Taxpayers' €900k bill over Dead Zoo staircase collapse
The bill to the taxpayer in making payouts to visitors who were injured when a staircase collapsed in the so-called 'Dead Zoo' is set to top €905,000.
To date, the National Museum of Ireland has paid out €505,402 to people who were injured in the 2007 incident at the Natural History Museum.
Now, in its latest published accounts, the loss-making National Museum has stated that a further €402,563 is committed to settling future claims arising from the incident.
This will bring the total pay-out to €907,965.
In the incident, a stone staircase in the building collapsed, injuring 11 people from a group of primary school teachers attending a science appreciation course.
The Natural History museum was closed, and €450,000 was spent before it re-opened in 2009.
The newly published accounts show that losses at the National Museum almost tripled, going from €209,748 to €586,300 in 2013, as funding from the State declined by €1.2m.
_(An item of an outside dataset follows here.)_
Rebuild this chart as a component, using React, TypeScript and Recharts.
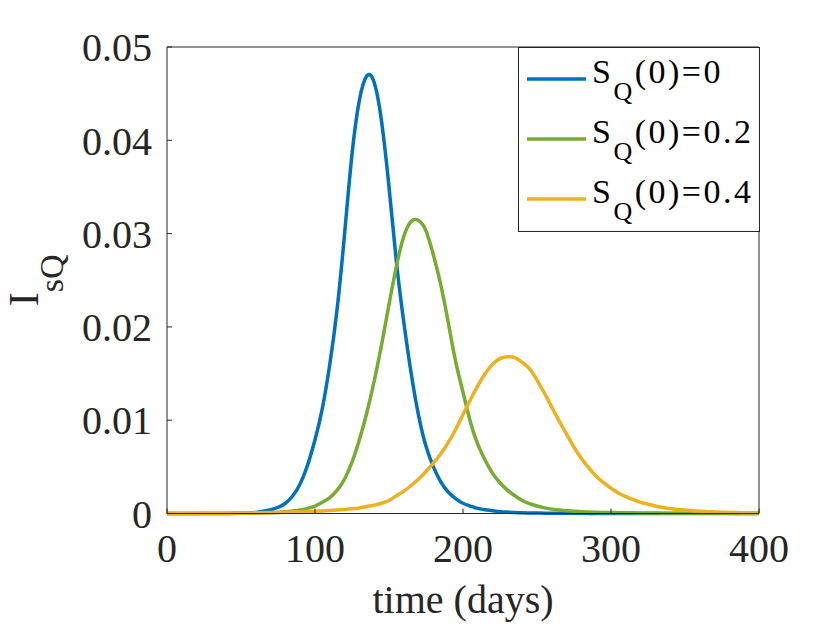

However, the National Museum won't have to shoulder the estimated €907,965 burden from the stairway collapse, after reaching a deal with the Department of the Arts and Heritage, which has agreed to foot the bill.
According to a note attached to its 2013 accounts, the board of the National Museum states that the liability for all current and future claims in respect of the structural defects which led to the collapse of the staircase "lies with the Commissioners for Public Works, as agents for the State".
It also states: "The Board insists that no legal liability attaches to it in respect of the personal injuries cases."